Finally wrapping up some work I’m doing related to the Sermon on the Mount. Loved reading these words from Martyn Lloyd-Jones on Matt. 5:11-12:
The Christian is a man who should always be thinking of the end. He does not look at the things which are seen, but at the things which are not seen. . . . `Rejoice,’ says Christ, `and be exceeding glad: for great is your reward in heaven.’
What is this reward? Well, the Bible does not tell us much about it, for a very good reason. It is so glorious and wonderful that our human language is of necessity almost bound to detract from its glory. . . . But it does tell us something like this. We shall see Him as He is, and worship in His glorious presence. Our very bodies will be changed, and glorified, with no sickness or disease. There will be no sorrow, no sighing; all tears shall be wiped away. All will be perpetual glory. No wars or rumours of wars; no separation, no unhappiness, nothing that drags a man down and makes him unhappy, even for a second!
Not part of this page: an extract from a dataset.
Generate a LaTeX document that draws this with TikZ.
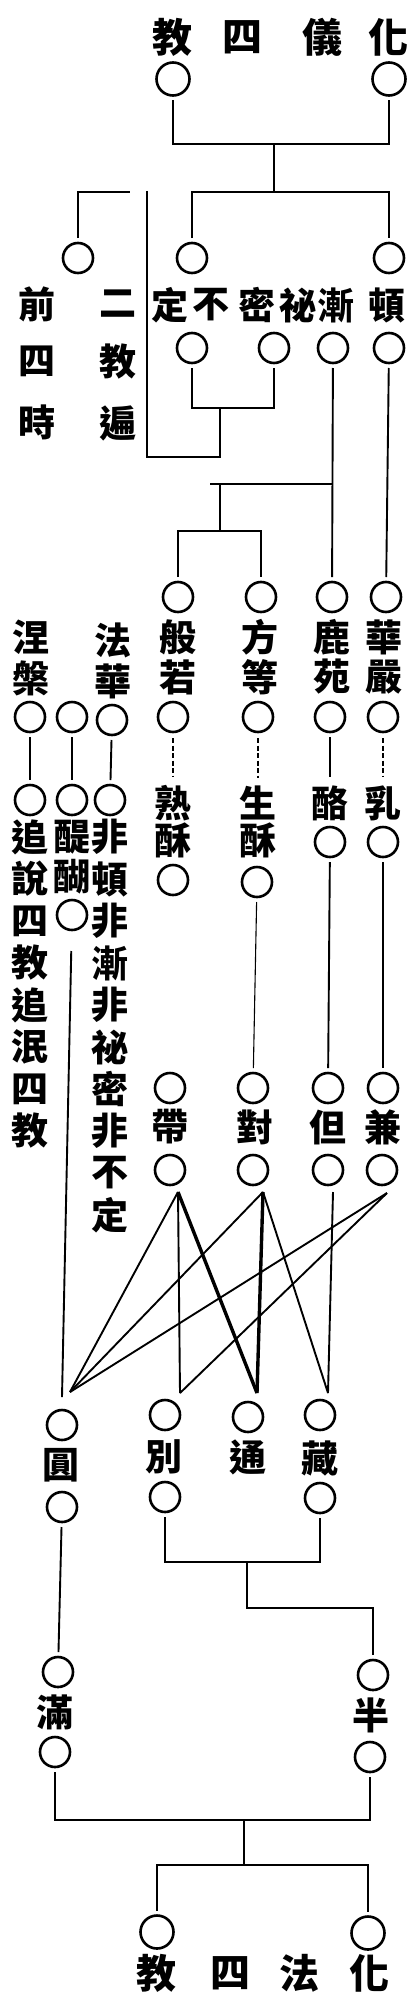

Unmixed joy, and glory, and holiness, and purity and wonder! That is what is awaiting us. That is your destiny and mine in Christ as certainly as we are alive at this moment. How foolish we are that we do not spend our time in thinking about that. Oh, how we cling to this unhappy, wretched world, and fail to think on these things and to meditate upon them. We are all going on to that, if we are Christians, to that amazing glory and purity and happiness and joy. `Rejoice, and be exceeding glad.’ And if people are unkind and cruel and spiteful, and if we are being persecuted, well then we must say to ourselves, Ah, unhappy people; they are doing this because they do not know Him, and they do not understand me. They are incidentally proving to me that I belong to Him, that I am going to be with Him and share in that joy with Him. Therefore, far from resenting it, and wanting to hit back, or being depressed by it, it makes me realize all the more what is awaiting me. I have a joy unspeakable and full of glory awaiting me. All this is but temporary and passing; it cannot affect that. I therefore must thank God for it, because, as Paul puts it, it `worketh for us a far more exceeding and eternal weight of glory’.
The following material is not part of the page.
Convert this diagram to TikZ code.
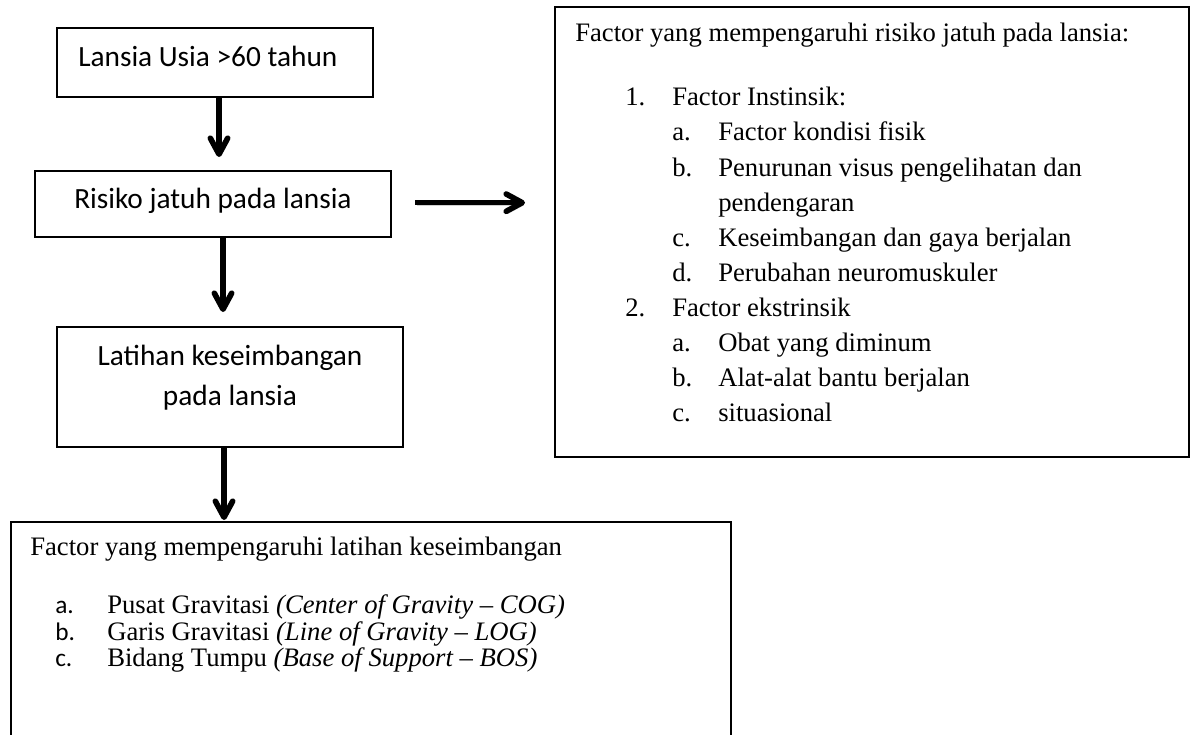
\documentclass[tikz,border=0pt]{standalone}
\usepackage{fontspec}
\setmainfont{Liberation Serif}
\newfontfamily\calibri{Carlito}
\usetikzlibrary{arrows.meta}
\begin{document}
\begin{tikzpicture}[x=0.75pt,y=-0.75pt,
  box/.style={draw=black,line width=1pt,inner sep=0pt,outer sep=0pt},
  sanslbl/.style={font=\calibri\fontsize{22}{26}\selectfont,inner sep=0pt},
  sanslet/.style={font=\calibri\fontsize{19}{22}\selectfont,inner sep=0pt,anchor=base west},
  serif/.style={font=\fontsize{20}{24}\selectfont,inner sep=0pt,anchor=base west},
  flow/.style={line width=4.2pt,-{Straight Barb[length=12pt,width=13pt,round]},
    preaction={draw=black!40,opacity=0.45,transform canvas={shift={(1.2pt,-1.8pt)}}}}]
\clip (0,0) rectangle (1196,735);
\fill[white] (0,0) rectangle (1196,735);
% boxes
\node[box,minimum width=237pt,minimum height=51.75pt] (b1) at (215,62.5) {};
\node[box,minimum width=267pt,minimum height=49.5pt] (b2) at (213,204) {};
\node[box,minimum width=259.5pt,minimum height=90pt] (b3) at (230,387) {};
\node[box,minimum width=475.5pt,minimum height=337.5pt] (rb) at (872,232) {};
\node[box,minimum width=540pt,minimum height=178.5pt] (bb) at (371,641) {};
% left texts
\node[sanslbl,anchor=base west] (t1) at (78,67) {Lansia Usia >60 tahun};
\node[sanslbl,anchor=base west] (t2) at (74,208) {Risiko jatuh pada lansia};
\node[sanslbl,anchor=base] (t3a) at (230,365) {Latihan keseimbangan};
\node[sanslbl,anchor=base] (t3b) at (230,405) {pada lansia};
% right box text
\node[serif] (r0) at (575,42) {Factor yang mempengaruhi risiko jatuh pada lansia:};
\node[serif] (r1n) at (625,106) {1.};
\node[serif] (r1) at (672,106) {Factor Instinsik:};
\node[serif] (r1an) at (672,141) {a.};
\node[serif] (r1a) at (718,141) {Factor kondisi fisik};
\node[serif] (r1bn) at (672,176) {b.};
\node[serif] (r1b) at (718,176) {Penurunan visus pengelihatan dan};
\node[serif] (r1b2) at (718,211) {pendengaran};
\node[serif] (r1cn) at (672,246) {c.};
\node[serif] (r1c) at (718,246) {Keseimbangan dan gaya berjalan};
\node[serif] (r1dn) at (672,281) {d.};
\node[serif] (r1d) at (718,281) {Perubahan neuromuskuler};
\node[serif] (r2n) at (625,316) {2.};
\node[serif] (r2) at (672,316) {Factor ekstrinsik};
\node[serif] (r2an) at (672,351) {a.};
\node[serif] (r2a) at (718,351) {Obat yang diminum};
\node[serif] (r2bn) at (672,386) {b.};
\node[serif] (r2b) at (718,386) {Alat-alat bantu berjalan};
\node[serif] (r2cn) at (672,421) {c.};
\node[serif] (r2c) at (718,421) {situasional};
% bottom box text
\node[serif] (q0) at (30,555) {Factor yang mempengaruhi latihan keseimbangan};
\node[sanslet] (qan) at (55,613) {a.};
\node[serif] (qa) at (107,613) {Pusat Gravitasi \textit{(Center of Gravity – COG)}};
\node[sanslet] (qbn) at (55,640) {b.};
\node[serif] (qb) at (107,640) {Garis Gravitasi \textit{(Line of Gravity – LOG)}};
\node[sanslet] (qcn) at (55,666) {c.};
\node[serif] (qc) at (107,666) {Bidang Tumpu \textit{(Base of Support – BOS)}};
% arrows
\draw[flow,shorten >=10.5pt] ([xshift=3pt]b1.south) -- ([xshift=3pt]b1.south |- b2.north);
\draw[flow,shorten >=11.25pt] ([xshift=7.5pt]b2.south) -- ([xshift=7.5pt]b2.south |- b3.north);
\draw[flow,shorten >=1.5pt] ([xshift=-4.5pt]b3.south) -- ([xshift=-4.5pt]b3.south |- bb.north);
\draw[flow,shorten <=18pt,shorten >=22.5pt] ([yshift=1pt]b2.east) -- ([yshift=1pt]b2.east -| rb.west);
\end{tikzpicture}
\end{document}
How often do you think of heaven and rejoice as you think of it? Does it give you a sense of strangeness and of fear, and a desire, as it were, to avoid it? If it does so to any degree, I fear we must plead guilty that we are living on too low a level. Thoughts of heaven ought to make us rejoice and be exceeding glad. True Christian living is to be like Paul and to say, `to me to live is Christ, and to die is gain.’ Why? Because it means, `to be with Christ; which is far better,’ to see Him and to be like Him. Let us think more about these things, realizing increasingly, and reminding ourselves constantly, that if we are in Christ these things are awaiting us. We should desire them above everything else. Therefore, `Rejoice, and be exceeding glad: for great is your reward in heaven.’
D. Martyn Lloyd-Jones, Studies in the Sermon on the Mount (Kindle Edition)
Be heavenly-minded, brothers and sisters.